▸ **Task to carry out**: Carry none of the pictures over; set down the material below exactly.

▸ **Available data**:

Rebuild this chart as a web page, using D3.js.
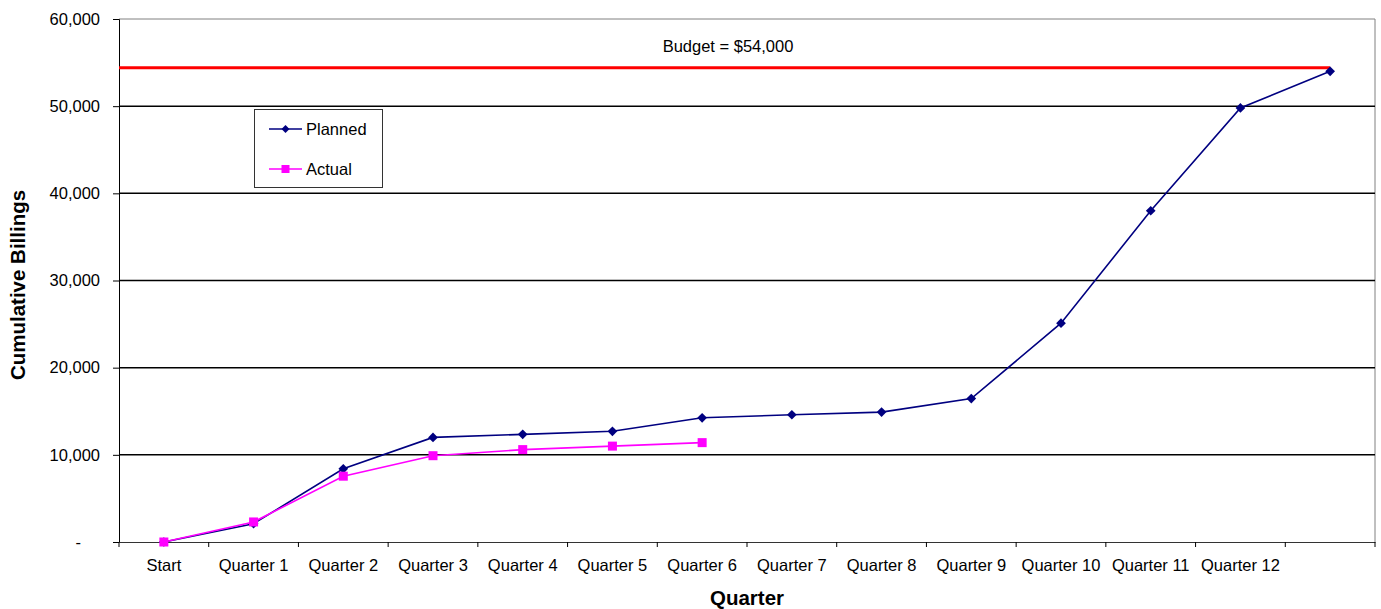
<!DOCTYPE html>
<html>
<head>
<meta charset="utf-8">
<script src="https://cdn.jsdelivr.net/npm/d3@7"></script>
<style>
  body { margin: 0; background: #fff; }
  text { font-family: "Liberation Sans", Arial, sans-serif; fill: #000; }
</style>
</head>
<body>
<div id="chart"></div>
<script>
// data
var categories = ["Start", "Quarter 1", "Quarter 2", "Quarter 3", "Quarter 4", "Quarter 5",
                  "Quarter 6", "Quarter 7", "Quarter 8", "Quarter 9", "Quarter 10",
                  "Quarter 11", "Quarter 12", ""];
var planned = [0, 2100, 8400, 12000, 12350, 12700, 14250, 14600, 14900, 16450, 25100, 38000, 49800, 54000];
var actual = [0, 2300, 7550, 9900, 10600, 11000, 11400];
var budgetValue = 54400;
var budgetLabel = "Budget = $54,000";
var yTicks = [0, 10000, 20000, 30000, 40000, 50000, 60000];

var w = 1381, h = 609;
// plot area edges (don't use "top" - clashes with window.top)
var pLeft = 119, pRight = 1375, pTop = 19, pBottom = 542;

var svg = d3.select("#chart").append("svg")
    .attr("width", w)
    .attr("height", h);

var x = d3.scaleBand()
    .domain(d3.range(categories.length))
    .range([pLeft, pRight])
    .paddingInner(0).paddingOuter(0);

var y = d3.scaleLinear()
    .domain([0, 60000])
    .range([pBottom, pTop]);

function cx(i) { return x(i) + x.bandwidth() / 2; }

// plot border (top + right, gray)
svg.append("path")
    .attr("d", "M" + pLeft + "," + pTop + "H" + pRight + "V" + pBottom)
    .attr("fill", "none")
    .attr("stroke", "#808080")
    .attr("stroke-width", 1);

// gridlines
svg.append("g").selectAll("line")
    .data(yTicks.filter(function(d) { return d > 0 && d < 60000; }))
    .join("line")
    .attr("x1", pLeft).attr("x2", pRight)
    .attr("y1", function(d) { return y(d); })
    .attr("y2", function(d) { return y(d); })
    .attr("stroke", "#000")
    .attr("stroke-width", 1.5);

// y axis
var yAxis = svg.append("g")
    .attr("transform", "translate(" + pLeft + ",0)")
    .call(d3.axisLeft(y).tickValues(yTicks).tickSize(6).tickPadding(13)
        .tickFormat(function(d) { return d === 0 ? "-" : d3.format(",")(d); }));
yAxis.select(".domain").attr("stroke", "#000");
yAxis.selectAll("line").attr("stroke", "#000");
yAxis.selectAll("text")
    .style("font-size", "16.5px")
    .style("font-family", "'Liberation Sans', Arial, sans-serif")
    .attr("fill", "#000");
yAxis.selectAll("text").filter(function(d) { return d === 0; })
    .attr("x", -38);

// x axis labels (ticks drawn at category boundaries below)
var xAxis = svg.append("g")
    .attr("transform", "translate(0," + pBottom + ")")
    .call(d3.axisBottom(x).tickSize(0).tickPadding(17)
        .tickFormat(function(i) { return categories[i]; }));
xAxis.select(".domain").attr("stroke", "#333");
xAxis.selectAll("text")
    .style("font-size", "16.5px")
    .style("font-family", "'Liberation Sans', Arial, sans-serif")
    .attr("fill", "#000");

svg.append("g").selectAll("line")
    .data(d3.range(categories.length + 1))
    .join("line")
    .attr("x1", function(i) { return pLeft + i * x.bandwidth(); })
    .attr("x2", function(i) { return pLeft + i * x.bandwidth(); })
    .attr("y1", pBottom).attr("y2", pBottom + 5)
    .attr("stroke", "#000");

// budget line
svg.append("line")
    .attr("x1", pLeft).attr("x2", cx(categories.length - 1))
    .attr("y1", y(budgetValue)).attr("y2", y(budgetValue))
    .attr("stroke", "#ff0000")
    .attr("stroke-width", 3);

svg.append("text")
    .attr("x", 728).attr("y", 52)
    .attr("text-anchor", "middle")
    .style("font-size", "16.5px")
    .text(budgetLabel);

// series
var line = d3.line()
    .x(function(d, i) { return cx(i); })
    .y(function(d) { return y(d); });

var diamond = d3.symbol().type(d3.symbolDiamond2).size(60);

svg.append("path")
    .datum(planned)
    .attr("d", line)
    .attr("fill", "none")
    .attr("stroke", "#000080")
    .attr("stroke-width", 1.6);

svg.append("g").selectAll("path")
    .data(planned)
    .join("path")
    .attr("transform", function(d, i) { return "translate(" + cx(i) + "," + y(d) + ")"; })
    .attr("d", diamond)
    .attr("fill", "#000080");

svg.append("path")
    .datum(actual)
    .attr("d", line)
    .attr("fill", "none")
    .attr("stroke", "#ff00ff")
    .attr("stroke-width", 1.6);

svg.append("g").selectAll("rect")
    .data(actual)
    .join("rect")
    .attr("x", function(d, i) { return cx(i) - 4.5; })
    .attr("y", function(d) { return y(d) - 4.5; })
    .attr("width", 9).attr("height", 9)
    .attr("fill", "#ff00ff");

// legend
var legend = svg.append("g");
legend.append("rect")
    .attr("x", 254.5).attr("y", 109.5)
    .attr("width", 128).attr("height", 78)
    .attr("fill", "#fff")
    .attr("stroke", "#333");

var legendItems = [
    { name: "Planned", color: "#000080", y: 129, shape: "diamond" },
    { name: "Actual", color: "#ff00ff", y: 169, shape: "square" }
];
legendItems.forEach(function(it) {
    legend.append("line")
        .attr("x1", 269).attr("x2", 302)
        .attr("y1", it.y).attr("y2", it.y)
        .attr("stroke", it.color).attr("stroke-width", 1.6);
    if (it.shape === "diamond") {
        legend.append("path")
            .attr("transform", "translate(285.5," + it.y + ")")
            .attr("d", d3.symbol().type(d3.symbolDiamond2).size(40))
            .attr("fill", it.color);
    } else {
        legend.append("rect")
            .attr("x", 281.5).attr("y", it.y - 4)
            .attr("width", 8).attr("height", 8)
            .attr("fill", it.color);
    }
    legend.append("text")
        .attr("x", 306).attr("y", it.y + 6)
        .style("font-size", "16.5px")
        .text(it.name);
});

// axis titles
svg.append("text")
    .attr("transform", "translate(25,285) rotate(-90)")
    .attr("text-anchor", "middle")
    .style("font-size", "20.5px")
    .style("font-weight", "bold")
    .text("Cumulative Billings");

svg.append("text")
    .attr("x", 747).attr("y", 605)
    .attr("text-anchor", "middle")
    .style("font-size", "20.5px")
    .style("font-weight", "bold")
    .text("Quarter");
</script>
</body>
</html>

▸ **Task output**:
Rebuild this chart as a web page, using D3.js.
<!DOCTYPE html>
<html>
<head>
<meta charset="utf-8">
<script src="https://cdn.jsdelivr.net/npm/d3@7"></script>
<style>
  body { margin: 0; background: #fff; }
  text { font-family: "Liberation Sans", Arial, sans-serif; fill: #000; }
</style>
</head>
<body>
<div id="chart"></div>
<script>
// data
var categories = ["Start", "Quarter 1", "Quarter 2", "Quarter 3", "Quarter 4", "Quarter 5",
                  "Quarter 6", "Quarter 7", "Quarter 8", "Quarter 9", "Quarter 10",
                  "Quarter 11", "Quarter 12", ""];
var planned = [0, 2100, 8400, 12000, 12350, 12700, 14250, 14600, 14900, 16450, 25100, 38000, 49800, 54000];
var actual = [0, 2300, 7550, 9900, 10600, 11000, 11400];
var budgetValue = 54400;
var budgetLabel = "Budget = $54,000";
var yTicks = [0, 10000, 20000, 30000, 40000, 50000, 60000];

var w = 1381, h = 609;
// plot area edges (don't use "top" - clashes with window.top)
var pLeft = 119, pRight = 1375, pTop = 19, pBottom = 542;

var svg = d3.select("#chart").append("svg")
    .attr("width", w)
    .attr("height", h);

var x = d3.scaleBand()
    .domain(d3.range(categories.length))
    .range([pLeft, pRight])
    .paddingInner(0).paddingOuter(0);

var y = d3.scaleLinear()
    .domain([0, 60000])
    .range([pBottom, pTop]);

function cx(i) { return x(i) + x.bandwidth() / 2; }

// plot border (top + right, gray)
svg.append("path")
    .attr("d", "M" + pLeft + "," + pTop + "H" + pRight + "V" + pBottom)
    .attr("fill", "none")
    .attr("stroke", "#808080")
    .attr("stroke-width", 1);

// gridlines
svg.append("g").selectAll("line")
    .data(yTicks.filter(function(d) { return d > 0 && d < 60000; }))
    .join("line")
    .attr("x1", pLeft).attr("x2", pRight)
    .attr("y1", function(d) { return y(d); })
    .attr("y2", function(d) { return y(d); })
    .attr("stroke", "#000")
    .attr("stroke-width", 1.5);

// y axis
var yAxis = svg.append("g")
    .attr("transform", "translate(" + pLeft + ",0)")
    .call(d3.axisLeft(y).tickValues(yTicks).tickSize(6).tickPadding(13)
        .tickFormat(function(d) { return d === 0 ? "-" : d3.format(",")(d); }));
yAxis.select(".domain").attr("stroke", "#000");
yAxis.selectAll("line").attr("stroke", "#000");
yAxis.selectAll("text")
    .style("font-size", "16.5px")
    .style("font-family", "'Liberation Sans', Arial, sans-serif")
    .attr("fill", "#000");
yAxis.selectAll("text").filter(function(d) { return d === 0; })
    .attr("x", -38);

// x axis labels (ticks drawn at category boundaries below)
var xAxis = svg.append("g")
    .attr("transform", "translate(0," + pBottom + ")")
    .call(d3.axisBottom(x).tickSize(0).tickPadding(17)
        .tickFormat(function(i) { return categories[i]; }));
xAxis.select(".domain").attr("stroke", "#333");
xAxis.selectAll("text")
    .style("font-size", "16.5px")
    .style("font-family", "'Liberation Sans', Arial, sans-serif")
    .attr("fill", "#000");

svg.append("g").selectAll("line")
    .data(d3.range(categories.length + 1))
    .join("line")
    .attr("x1", function(i) { return pLeft + i * x.bandwidth(); })
    .attr("x2", function(i) { return pLeft + i * x.bandwidth(); })
    .attr("y1", pBottom).attr("y2", pBottom + 5)
    .attr("stroke", "#000");

// budget line
svg.append("line")
    .attr("x1", pLeft).attr("x2", cx(categories.length - 1))
    .attr("y1", y(budgetValue)).attr("y2", y(budgetValue))
    .attr("stroke", "#ff0000")
    .attr("stroke-width", 3);

svg.append("text")
    .attr("x", 728).attr("y", 52)
    .attr("text-anchor", "middle")
    .style("font-size", "16.5px")
    .text(budgetLabel);

// series
var line = d3.line()
    .x(function(d, i) { return cx(i); })
    .y(function(d) { return y(d); });

var diamond = d3.symbol().type(d3.symbolDiamond2).size(60);

svg.append("path")
    .datum(planned)
    .attr("d", line)
    .attr("fill", "none")
    .attr("stroke", "#000080")
    .attr("stroke-width", 1.6);

svg.append("g").selectAll("path")
    .data(planned)
    .join("path")
    .attr("transform", function(d, i) { return "translate(" + cx(i) + "," + y(d) + ")"; })
    .attr("d", diamond)
    .attr("fill", "#000080");

svg.append("path")
    .datum(actual)
    .attr("d", line)
    .attr("fill", "none")
    .attr("stroke", "#ff00ff")
    .attr("stroke-width", 1.6);

svg.append("g").selectAll("rect")
    .data(actual)
    .join("rect")
    .attr("x", function(d, i) { return cx(i) - 4.5; })
    .attr("y", function(d) { return y(d) - 4.5; })
    .attr("width", 9).attr("height", 9)
    .attr("fill", "#ff00ff");

// legend
var legend = svg.append("g");
legend.append("rect")
    .attr("x", 254.5).attr("y", 109.5)
    .attr("width", 128).attr("height", 78)
    .attr("fill", "#fff")
    .attr("stroke", "#333");

var legendItems = [
    { name: "Planned", color: "#000080", y: 129, shape: "diamond" },
    { name: "Actual", color: "#ff00ff", y: 169, shape: "square" }
];
legendItems.forEach(function(it) {
    legend.append("line")
        .attr("x1", 269).attr("x2", 302)
        .attr("y1", it.y).attr("y2", it.y)
        .attr("stroke", it.color).attr("stroke-width", 1.6);
    if (it.shape === "diamond") {
        legend.append("path")
            .attr("transform", "translate(285.5," + it.y + ")")
            .attr("d", d3.symbol().type(d3.symbolDiamond2).size(40))
            .attr("fill", it.color);
    } else {
        legend.append("rect")
            .attr("x", 281.5).attr("y", it.y - 4)
            .attr("width", 8).attr("height", 8)
            .attr("fill", it.color);
    }
    legend.append("text")
        .attr("x", 306).attr("y", it.y + 6)
        .style("font-size", "16.5px")
        .text(it.name);
});

// axis titles
svg.append("text")
    .attr("transform", "translate(25,285) rotate(-90)")
    .attr("text-anchor", "middle")
    .style("font-size", "20.5px")
    .style("font-weight", "bold")
    .text("Cumulative Billings");

svg.append("text")
    .attr("x", 747).attr("y", 605)
    .attr("text-anchor", "middle")
    .style("font-size", "20.5px")
    .style("font-weight", "bold")
    .text("Quarter");
</script>
</body>
</html>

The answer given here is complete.